(Code that draws figures)
==*==
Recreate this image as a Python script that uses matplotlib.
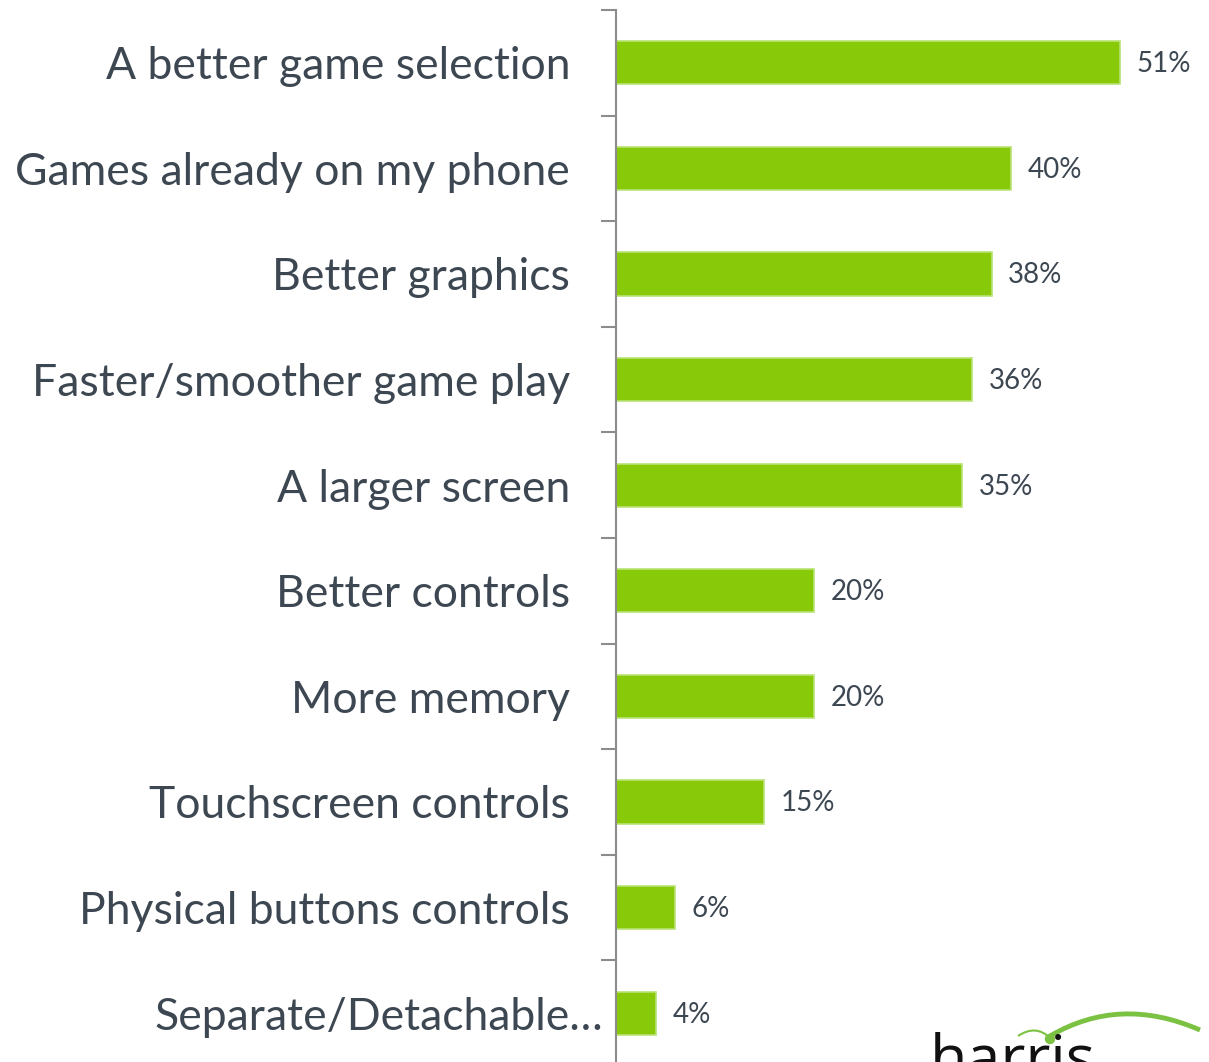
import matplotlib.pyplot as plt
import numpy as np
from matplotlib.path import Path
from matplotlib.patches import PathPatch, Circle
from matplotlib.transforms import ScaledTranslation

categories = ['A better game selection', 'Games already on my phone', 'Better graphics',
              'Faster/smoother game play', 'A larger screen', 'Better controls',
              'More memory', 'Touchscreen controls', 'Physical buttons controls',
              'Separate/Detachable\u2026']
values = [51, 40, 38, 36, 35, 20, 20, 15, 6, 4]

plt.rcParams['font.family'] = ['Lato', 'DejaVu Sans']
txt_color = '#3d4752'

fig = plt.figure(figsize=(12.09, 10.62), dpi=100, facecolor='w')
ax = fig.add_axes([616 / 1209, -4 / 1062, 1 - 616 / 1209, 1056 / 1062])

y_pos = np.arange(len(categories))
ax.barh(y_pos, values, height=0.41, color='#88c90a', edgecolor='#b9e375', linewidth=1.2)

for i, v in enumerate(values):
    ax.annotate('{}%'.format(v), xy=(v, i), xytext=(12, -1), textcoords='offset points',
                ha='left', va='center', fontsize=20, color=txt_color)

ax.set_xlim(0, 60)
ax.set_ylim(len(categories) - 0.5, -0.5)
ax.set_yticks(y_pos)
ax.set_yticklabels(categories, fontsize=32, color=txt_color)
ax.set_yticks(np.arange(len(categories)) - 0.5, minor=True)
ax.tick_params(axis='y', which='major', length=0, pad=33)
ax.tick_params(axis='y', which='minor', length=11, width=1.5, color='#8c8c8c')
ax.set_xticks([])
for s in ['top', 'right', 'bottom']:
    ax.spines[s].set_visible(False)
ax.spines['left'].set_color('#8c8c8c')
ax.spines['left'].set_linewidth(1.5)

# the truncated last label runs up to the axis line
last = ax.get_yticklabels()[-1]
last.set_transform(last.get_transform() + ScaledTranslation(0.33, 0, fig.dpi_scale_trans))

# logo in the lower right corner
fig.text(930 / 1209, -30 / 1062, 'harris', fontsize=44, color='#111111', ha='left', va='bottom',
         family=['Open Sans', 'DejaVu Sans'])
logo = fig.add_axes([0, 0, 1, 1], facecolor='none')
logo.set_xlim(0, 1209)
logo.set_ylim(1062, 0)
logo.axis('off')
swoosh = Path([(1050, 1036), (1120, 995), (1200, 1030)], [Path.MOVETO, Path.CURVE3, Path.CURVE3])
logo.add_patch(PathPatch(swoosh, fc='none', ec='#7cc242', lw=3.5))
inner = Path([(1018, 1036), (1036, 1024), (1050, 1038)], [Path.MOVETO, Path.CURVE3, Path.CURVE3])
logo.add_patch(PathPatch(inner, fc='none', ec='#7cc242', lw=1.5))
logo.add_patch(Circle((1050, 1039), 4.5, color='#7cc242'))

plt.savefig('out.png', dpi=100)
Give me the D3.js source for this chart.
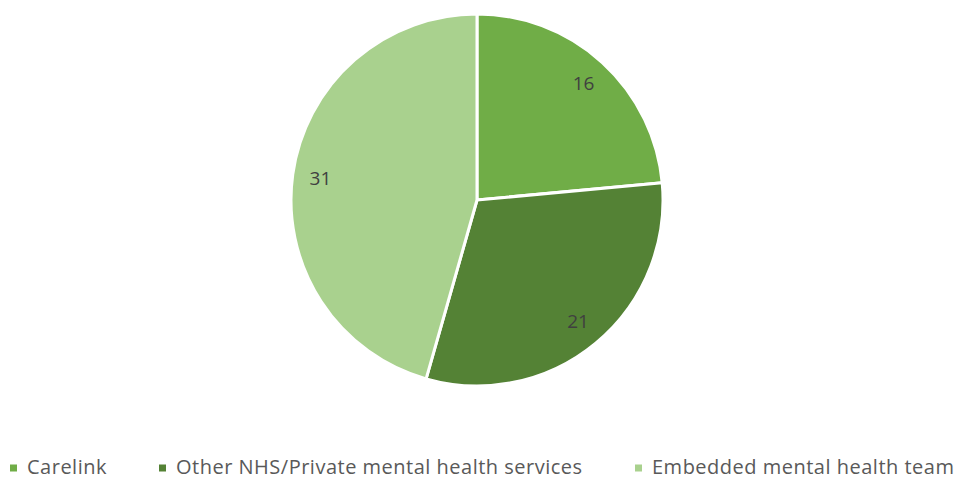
==*==
* [AIM OF THE EXERCISE]:
Take the listing above and print it exactly, apart from the pictures.

* [RESULT OF THE EXERCISE]:
Recreate this image as a Python script that uses matplotlib.
import matplotlib.pyplot as plt
import numpy as np
from matplotlib.path import Path
from matplotlib.patches import PathPatch, Circle
from matplotlib.transforms import ScaledTranslation

categories = ['A better game selection', 'Games already on my phone', 'Better graphics',
              'Faster/smoother game play', 'A larger screen', 'Better controls',
              'More memory', 'Touchscreen controls', 'Physical buttons controls',
              'Separate/Detachable\u2026']
values = [51, 40, 38, 36, 35, 20, 20, 15, 6, 4]

plt.rcParams['font.family'] = ['Lato', 'DejaVu Sans']
txt_color = '#3d4752'

fig = plt.figure(figsize=(12.09, 10.62), dpi=100, facecolor='w')
ax = fig.add_axes([616 / 1209, -4 / 1062, 1 - 616 / 1209, 1056 / 1062])

y_pos = np.arange(len(categories))
ax.barh(y_pos, values, height=0.41, color='#88c90a', edgecolor='#b9e375', linewidth=1.2)

for i, v in enumerate(values):
    ax.annotate('{}%'.format(v), xy=(v, i), xytext=(12, -1), textcoords='offset points',
                ha='left', va='center', fontsize=20, color=txt_color)

ax.set_xlim(0, 60)
ax.set_ylim(len(categories) - 0.5, -0.5)
ax.set_yticks(y_pos)
ax.set_yticklabels(categories, fontsize=32, color=txt_color)
ax.set_yticks(np.arange(len(categories)) - 0.5, minor=True)
ax.tick_params(axis='y', which='major', length=0, pad=33)
ax.tick_params(axis='y', which='minor', length=11, width=1.5, color='#8c8c8c')
ax.set_xticks([])
for s in ['top', 'right', 'bottom']:
    ax.spines[s].set_visible(False)
ax.spines['left'].set_color('#8c8c8c')
ax.spines['left'].set_linewidth(1.5)

# the truncated last label runs up to the axis line
last = ax.get_yticklabels()[-1]
last.set_transform(last.get_transform() + ScaledTranslation(0.33, 0, fig.dpi_scale_trans))

# logo in the lower right corner
fig.text(930 / 1209, -30 / 1062, 'harris', fontsize=44, color='#111111', ha='left', va='bottom',
         family=['Open Sans', 'DejaVu Sans'])
logo = fig.add_axes([0, 0, 1, 1], facecolor='none')
logo.set_xlim(0, 1209)
logo.set_ylim(1062, 0)
logo.axis('off')
swoosh = Path([(1050, 1036), (1120, 995), (1200, 1030)], [Path.MOVETO, Path.CURVE3, Path.CURVE3])
logo.add_patch(PathPatch(swoosh, fc='none', ec='#7cc242', lw=3.5))
inner = Path([(1018, 1036), (1036, 1024), (1050, 1038)], [Path.MOVETO, Path.CURVE3, Path.CURVE3])
logo.add_patch(PathPatch(inner, fc='none', ec='#7cc242', lw=1.5))
logo.add_patch(Circle((1050, 1039), 4.5, color='#7cc242'))

plt.savefig('out.png', dpi=100)
Give me the D3.js source for this chart.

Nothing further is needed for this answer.